**GIVEN INSTRUCTION**
Please reproduce exactly the lines between the line holding "Emit a web page" and the line holding "var xTicks = [0,20,40,60,80,100];", inclusive, leaving out any pictures.

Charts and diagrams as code
►

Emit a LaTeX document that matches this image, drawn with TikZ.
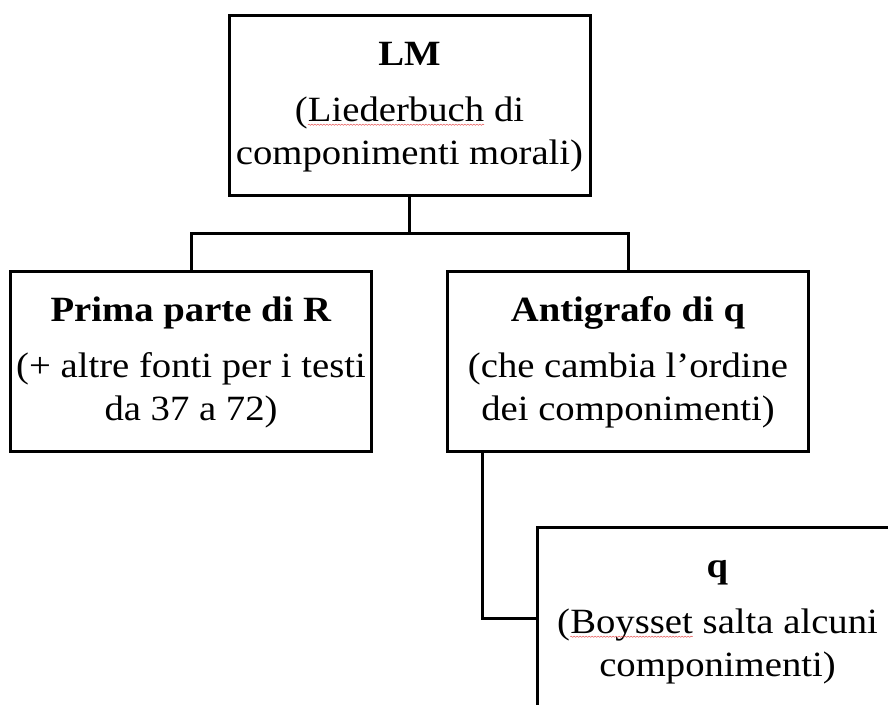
\documentclass[tikz,border=0pt]{standalone}
\usepackage{fontspec}
\setmainfont{Liberation Serif}[FakeStretch=1.09]
\usetikzlibrary{decorations.pathmorphing}
\definecolor{spellred}{RGB}{230,90,90}
\newcommand{\capstrut}{\rule{0pt}{25pt}}
\newcommand{\spellmark}[1]{\tikz[baseline=(sw.base)]{\node[inner sep=0pt,outer sep=0pt,minimum width=0pt,minimum height=0pt,draw=none,font={},align=left] (sw) {#1};
  \draw[spellred, line width=0.5pt, decorate, decoration={snake, amplitude=0.6pt, segment length=3pt}] ([yshift=-3.5pt]sw.base west) -- ([yshift=-3.5pt]sw.base east);}}
\begin{document}
\begin{tikzpicture}[x=1pt,y=1pt,
  box/.style={draw=black, line width=3pt, minimum width=361pt, minimum height=180pt,
    inner sep=0pt, align=center, font=\fontsize{35.5pt}{43pt}\selectfont},
  link/.style={draw=black, line width=3pt}]
\useasboundingbox (0,0) rectangle (888,704);
\clip (0,0) rectangle (888,704);
\node[box] (top) at (409.5,598) {\capstrut\textbf{LM}\\[13pt](\spellmark{Liederbuch} di\\componimenti morali)};
\node[box] (left) at (191,342) {\capstrut\textbf{Prima parte di R}\\[13pt](+ altre fonti per i testi\\da 37 a 72)};
\node[box] (right) at (628,342) {\capstrut\textbf{Antigrafo di q}\\[13pt](che cambia l’ordine\\dei componimenti)};
\node[box] (bottom) at (717.5,86) {\capstrut\textbf{q}\\[13pt](\spellmark{Boysset} salta alcuni\\componimenti)};
\coordinate (bus) at (0,470);
\coordinate (tap) at ([xshift=36pt]right.south west);
\draw[link] (top.south) -- (top.south |- bus);
\draw[link] (left.north) -- (left.north |- bus) -| (right.north);
\draw[link] (tap) |- (bottom.west);
\end{tikzpicture}
\end{document}
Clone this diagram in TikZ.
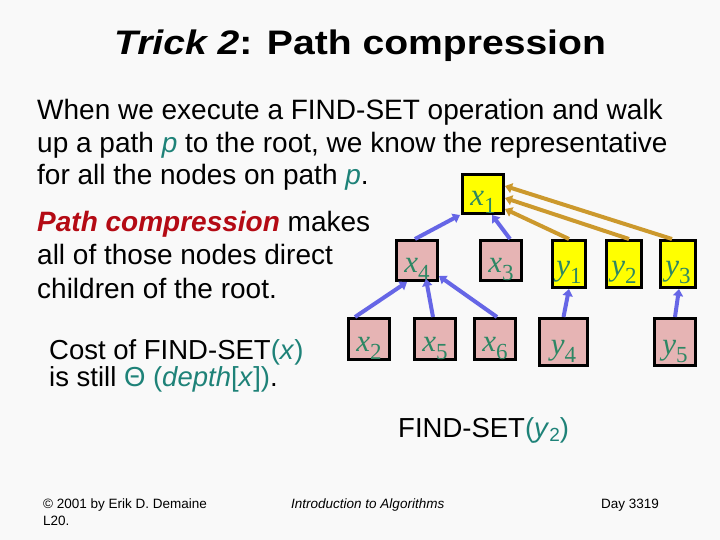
\documentclass[tikz,border=0pt]{standalone}
\usepackage{fontspec}
\setmainfont{Liberation Sans}
\newfontfamily\tms{Liberation Serif}
\usetikzlibrary{arrows.meta}
\definecolor{bg}{RGB}{249,249,249}
\definecolor{pinkfill}{RGB}{230,180,180}
\definecolor{yelfill}{RGB}{255,255,0}
\definecolor{lblcol}{RGB}{45,135,100}
\definecolor{tealc}{RGB}{30,130,120}
\definecolor{redc}{RGB}{180,10,20}
\definecolor{bluec}{RGB}{102,102,230}
\definecolor{goldc}{RGB}{204,153,45}
\newcommand\vl[2]{{\tms\fontsize{31bp}{31bp}\selectfont\itshape #1\/}\raisebox{-8bp}{\tms\fontsize{23bp}{23bp}\selectfont #2}}
\tikzset{
  tbox/.style={draw=black, line width=3bp, inner sep=0pt, text height=24bp, text depth=0pt, text=lblcol},
  pinkbox/.style={tbox, fill=pinkfill},
  yelbox/.style={tbox, fill=yelfill},
  bluearr/.style={draw=bluec, line width=4bp, -{Triangle[length=7bp,width=10bp]}},
  goldarr/.style={draw=goldc, line width=4bp, -{Triangle[length=7bp,width=10bp]}},
  bodytxt/.style={anchor=base west, inner sep=0pt, font=\fontsize{28bp}{33bp}\selectfont},
  smalltxt/.style={anchor=base west, inner sep=0pt, font=\fontsize{27.5bp}{27bp}\selectfont},
  foot/.style={anchor=base west, inner sep=0pt, font=\fontsize{13.5bp}{16bp}\selectfont}
}
\begin{document}
\begin{tikzpicture}[x=1bp,y=-1bp]
\fill[bg] (0,0) rectangle (720,540);
\useasboundingbox (0,0) rectangle (720,540);

% title
\node[anchor=base, inner sep=0pt, font=\fontsize{34bp}{40bp}\selectfont\bfseries] (title) at (360,55) {\scalebox{1.15}[1]{\textit{Trick 2}: Path compression}};

% body text
\node[bodytxt] (l1) at (37,120) {When we execute a FIND-SET operation and walk};
\node[bodytxt] (l2) at (37,152.5) {up a path \textcolor{tealc}{\textit{p}} to the root, we know the representative};
\node[bodytxt] (l3) at (37,185) {for all the nodes on path \textcolor{tealc}{\textit{p}}.};

\node[bodytxt] (m1) at (37,232) {\textcolor{redc}{\textbf{\textit{Path compression}}} makes};
\node[bodytxt] (m2) at (37,265) {all of those nodes direct};
\node[bodytxt] (m3) at (37,298) {children of the root.};

\node[smalltxt] (c1) at (49,359) {Cost of FIND-SET\textcolor{tealc}{(\textit{x})}};
\node[smalltxt] (c2) at (49,386) {is still \textcolor{tealc}{Θ (\textit{depth}[\textit{x}])}.};

\node[smalltxt] (fs) at (398,437) {FIND-SET\textcolor{tealc}{(\textit{y}\raisebox{-4bp}{\fontsize{19bp}{19bp}\selectfont 2})}};

% footer
\node[foot] (f1) at (43,508) {\textcopyright{} 2001 by Erik D. Demaine};
\node[foot] (f2) at (43,525) {L20.};
\node[foot] (f3) at (291,508) {\textit{Introduction to Algorithms}};
\node[foot] (f4) at (601,508) {Day 3319};

% tree nodes
\node[yelbox, minimum width=41bp, minimum height=39bp] (x1) at (483,194) {\vl{x}{1}};
\node[pinkbox, minimum width=41bp, minimum height=40bp] (x4) at (417,260.5) {\vl{x}{4}};
\node[pinkbox, minimum width=41bp, minimum height=40bp] (x3) at (501,260.5) {\vl{x}{3}};
\node[yelbox, minimum width=33bp, minimum height=47bp] (y1) at (569,264) {\vl{y}{1}};
\node[yelbox, minimum width=35bp, minimum height=47bp] (y2) at (624,264) {\vl{y}{2}};
\node[yelbox, minimum width=35bp, minimum height=47bp] (y3) at (678,264) {\vl{y}{3}};
\node[pinkbox, minimum width=41bp, minimum height=41bp] (x2) at (369,339) {\vl{x}{2}};
\node[pinkbox, minimum width=41bp, minimum height=41bp] (x5) at (435,339) {\vl{x}{5}};
\node[pinkbox, minimum width=41bp, minimum height=41bp] (x6) at (495,339) {\vl{x}{6}};
\node[pinkbox, minimum width=48bp, minimum height=47bp] (y4) at (563.5,342) {\vl{y}{4}};
\node[pinkbox, minimum width=41bp, minimum height=47bp] (y5) at (675,342) {\vl{y}{5}};

% blue edges
\draw[bluearr] ([xshift=-2bp]x4.north) -- ([xshift=-1bp]x1.south west);
\draw[bluearr] ([xshift=9bp]x3.north) -- ([xshift=9bp]x1.south);
\draw[bluearr] ([xshift=8bp]x2.north west) -- ([xshift=-10bp]x4.south);
\draw[bluearr] ([xshift=-2bp]x5.north) -- ([xshift=9bp,yshift=3bp]x4.south);
\draw[bluearr] ([xshift=2bp]x6.north) -- ([yshift=6bp]x4.south east);
\draw[bluearr] (y4.north) -- (y1.south);
\draw[bluearr] (y5.north) -- ([xshift=1bp]y3.south);

% gold edges
\draw[goldarr] (y1.north) -- ([yshift=-15bp]x1.east);
\draw[goldarr] ([xshift=5bp]y2.north) -- ([yshift=-4bp]x1.east);
\draw[goldarr] ([xshift=-6bp]y3.north) -- ([yshift=8bp]x1.east);
\end{tikzpicture}
\end{document}
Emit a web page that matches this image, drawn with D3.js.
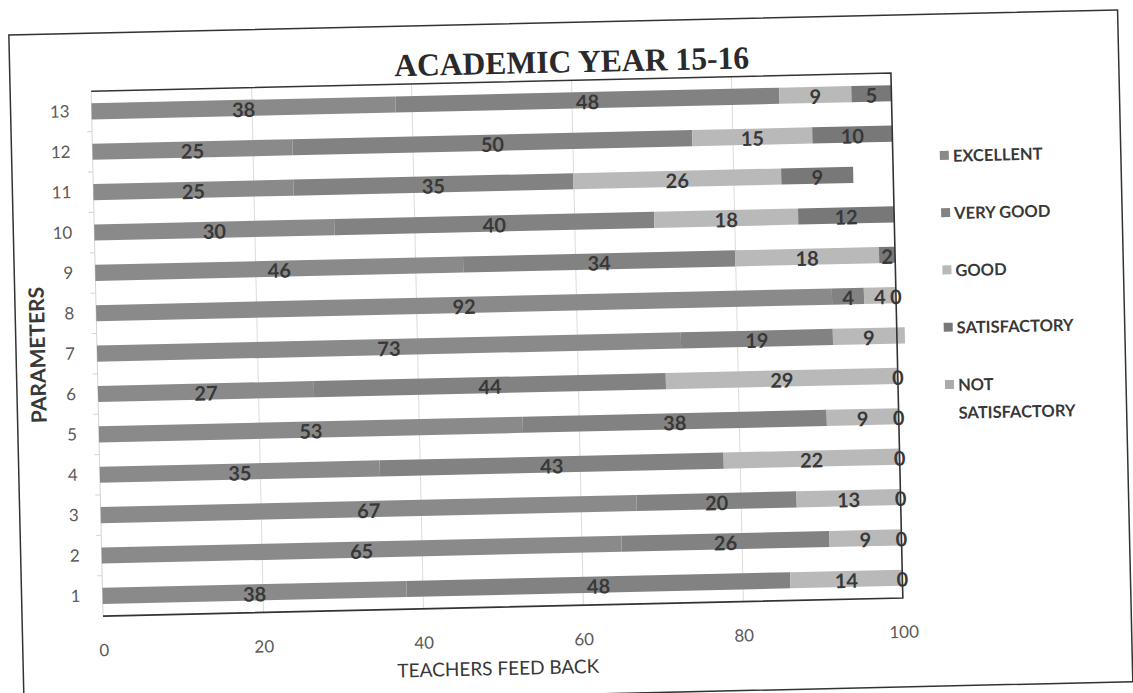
<!DOCTYPE html>
<html>
<head>
<meta charset="utf-8">
<script src="https://cdn.jsdelivr.net/npm/d3@7"></script>
<style>
  body { margin:0; background:#fff; }
  svg { display:block; }
</style>
</head>
<body>
<div id="canvas"></div>
<script>
// data
var params = ['1','2','3','4','5','6','7','8','9','10','11','12','13'];
var excellent       = [38,65,67,35,53,27,73,92,46,30,25,25,38];
var veryGood        = [48,26,20,43,38,44,19, 4,34,40,35,50,48];
var good            = [14, 9,13,22, 9,29, 9, 4,18,18,26,15, 9];
var satisfactory    = [ 0, 0, 0, 0, 0, 0,null,0, 2,12, 9,10, 5];
var notSatisfactory = [null,null,null,null,null,null,null,null,null,null,null,null,null];
var seriesNames = ['EXCELLENT','VERY GOOD','GOOD','SATISFACTORY','NOT SATISFACTORY'];
var xTicks = [0,20,40,60,80,100];

var colors = ['#8a8a8a','#828282','#b9b9b9','#787878','#ababab'];

var W = 1133, H = 693;
var m = {t:82, r:236, b:86, l:97};
var w = W - m.l - m.r, h = H - m.t - m.b;

var svg = d3.select('#canvas').append('svg')
    .attr('width', W).attr('height', H);

// the scan is tilted a little, so the whole page is rotated
var page = svg.append('g')
    .attr('transform','rotate(-1.3,500,345)');

// outer frame
page.append('rect')
    .attr('x',16).attr('y',24)
    .attr('width',1109).attr('height',672)
    .attr('fill','none').attr('stroke','#333').attr('stroke-width',1.5);

var rows = params.map(function(p,i){
    return {param:p, v:[excellent[i],veryGood[i],good[i],satisfactory[i],notSatisfactory[i]]};
});

var x = d3.scaleLinear().domain([0,100]).range([0,w]);
var y = d3.scaleBand().domain(params.slice().reverse())
    .range([0,h]).paddingInner(0.6).paddingOuter(0.3);

var stack = d3.stack().keys([0,1,2,3,4])
    .value(function(d,k){ return d.v[k] == null ? 0 : d.v[k]; });
var layers = stack(rows);

var plot = page.append('g')
    .attr('transform','translate(' + m.l + ',' + m.t + ')');

// gridlines
plot.append('g')
    .attr('class','grid')
    .attr('transform','translate(0,' + h + ')')
    .call(d3.axisBottom(x).tickValues([20,40,60,80]).tickSize(-h).tickFormat(''))
    .call(function(g){
        g.select('.domain').remove();
        g.selectAll('line').attr('stroke','#dcdcdc');
    });

// faint category axis on the left
plot.append('line')
    .attr('x1',0).attr('x2',0).attr('y1',0).attr('y2',h)
    .attr('stroke','#d4d4d4');
plot.append('g').selectAll('line')
    .data(params.slice(1))
    .enter().append('line')
    .attr('x1',-5).attr('x2',0)
    .attr('y1',function(d){ return y(d) + y.bandwidth() + y.step()*y.paddingInner()/2; })
    .attr('y2',function(d){ return y(d) + y.bandwidth() + y.step()*y.paddingInner()/2; })
    .attr('stroke','#d4d4d4');

// bars
var layerG = plot.selectAll('.layer')
    .data(layers)
    .enter().append('g')
    .attr('class','layer')
    .attr('fill',function(d){ return colors[d.key]; });

layerG.selectAll('rect')
    .data(function(d){ return d; })
    .enter().append('rect')
    .attr('x',function(d){ return x(d[0]); })
    .attr('y',function(d){ return y(d.data.param); })
    .attr('width',function(d){ return x(d[1]) - x(d[0]); })
    .attr('height',y.bandwidth());

// data labels
layers.forEach(function(layer){
    plot.append('g').selectAll('text')
        .data(layer.filter(function(d){ return d.data.v[layer.key] != null; }))
        .enter().append('text')
        .attr('x',function(d){ return x((d[0] + d[1]) / 2); })
        .attr('y',function(d){ return y(d.data.param) + y.bandwidth()/2; })
        .attr('dy','0.45em')
        .attr('text-anchor','middle')
        .style('font-family','Lato, sans-serif')
        .style('font-weight','bold')
        .style('font-size','20px')
        .style('fill','#383838')
        .text(function(d){ return d.data.v[layer.key]; });
});

// plot border: top, right, bottom
plot.append('path')
    .attr('d','M0,0H' + w + 'V' + h + 'H0')
    .attr('fill','none').attr('stroke','#333').attr('stroke-width',1.6);

// y axis labels
plot.append('g')
    .call(d3.axisLeft(y).tickSize(0).tickPadding(22))
    .call(function(g){
        g.select('.domain').remove();
        g.selectAll('text')
            .style('font-family','Lato, sans-serif')
            .style('font-size','17px')
            .style('fill','#5a5a5a');
    });

// x axis labels
plot.append('g')
    .attr('transform','translate(0,' + h + ')')
    .call(d3.axisBottom(x).tickValues(xTicks).tickSize(0).tickPadding(28))
    .call(function(g){
        g.select('.domain').remove();
        g.selectAll('text')
            .style('font-family','Lato, sans-serif')
            .style('font-size','17px')
            .style('fill','#5a5a5a');
    });

// axis titles
plot.append('text')
    .attr('x', w/2 - 6).attr('y', h + 68)
    .attr('text-anchor','middle')
    .style('font-family','Lato, sans-serif')
    .style('font-size','19px')
    .style('fill','#383838')
    .text('TEACHERS FEED BACK');

plot.append('text')
    .attr('transform','translate(-52,' + (h/2) + ') rotate(-90)')
    .attr('text-anchor','middle')
    .style('font-family','Lato, sans-serif')
    .style('font-weight','bold')
    .style('font-size','21px')
    .style('fill','#383838')
    .text('PARAMETERS');

// title
page.append('text')
    .attr('x',578).attr('y',74)
    .attr('text-anchor','middle')
    .attr('textLength',355)
    .attr('lengthAdjust','spacingAndGlyphs')
    .style('font-family','"Liberation Serif", serif')
    .style('font-weight','bold')
    .style('font-size','32px')
    .style('fill','#2a2a2a')
    .text('ACADEMIC YEAR 15-16');

// legend
var legend = page.append('g')
    .attr('transform','translate(944,166)');
var item = legend.selectAll('.item')
    .data(seriesNames)
    .enter().append('g')
    .attr('class','item')
    .attr('transform',function(d,i){ return 'translate(0,' + (i*57.3) + ')'; });
item.append('rect')
    .attr('x',0).attr('y',-5)
    .attr('width',9).attr('height',9)
    .attr('fill',function(d,i){ return colors[i]; });
item.append('text')
    .attr('x',13).attr('y',0)
    .style('font-family','Lato, sans-serif')
    .style('font-weight','bold')
    .style('font-size','16.5px')
    .style('fill','#383838')
    .each(function(d){
        var words = d === 'NOT SATISFACTORY' ? ['NOT','SATISFACTORY'] : [d];
        var t = d3.select(this);
        words.forEach(function(wd,j){
            t.append('tspan').attr('x',13).attr('dy', j === 0 ? '0.36em' : '1.7em').text(wd);
        });
    });
</script>
</body>
</html>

◄

**CORRECT OUTPUT**
Emit a web page that matches this image, drawn with D3.js.
<!DOCTYPE html>
<html>
<head>
<meta charset="utf-8">
<script src="https://cdn.jsdelivr.net/npm/d3@7"></script>
<style>
  body { margin:0; background:#fff; }
  svg { display:block; }
</style>
</head>
<body>
<div id="canvas"></div>
<script>
// data
var params = ['1','2','3','4','5','6','7','8','9','10','11','12','13'];
var excellent       = [38,65,67,35,53,27,73,92,46,30,25,25,38];
var veryGood        = [48,26,20,43,38,44,19, 4,34,40,35,50,48];
var good            = [14, 9,13,22, 9,29, 9, 4,18,18,26,15, 9];
var satisfactory    = [ 0, 0, 0, 0, 0, 0,null,0, 2,12, 9,10, 5];
var notSatisfactory = [null,null,null,null,null,null,null,null,null,null,null,null,null];
var seriesNames = ['EXCELLENT','VERY GOOD','GOOD','SATISFACTORY','NOT SATISFACTORY'];
var xTicks = [0,20,40,60,80,100];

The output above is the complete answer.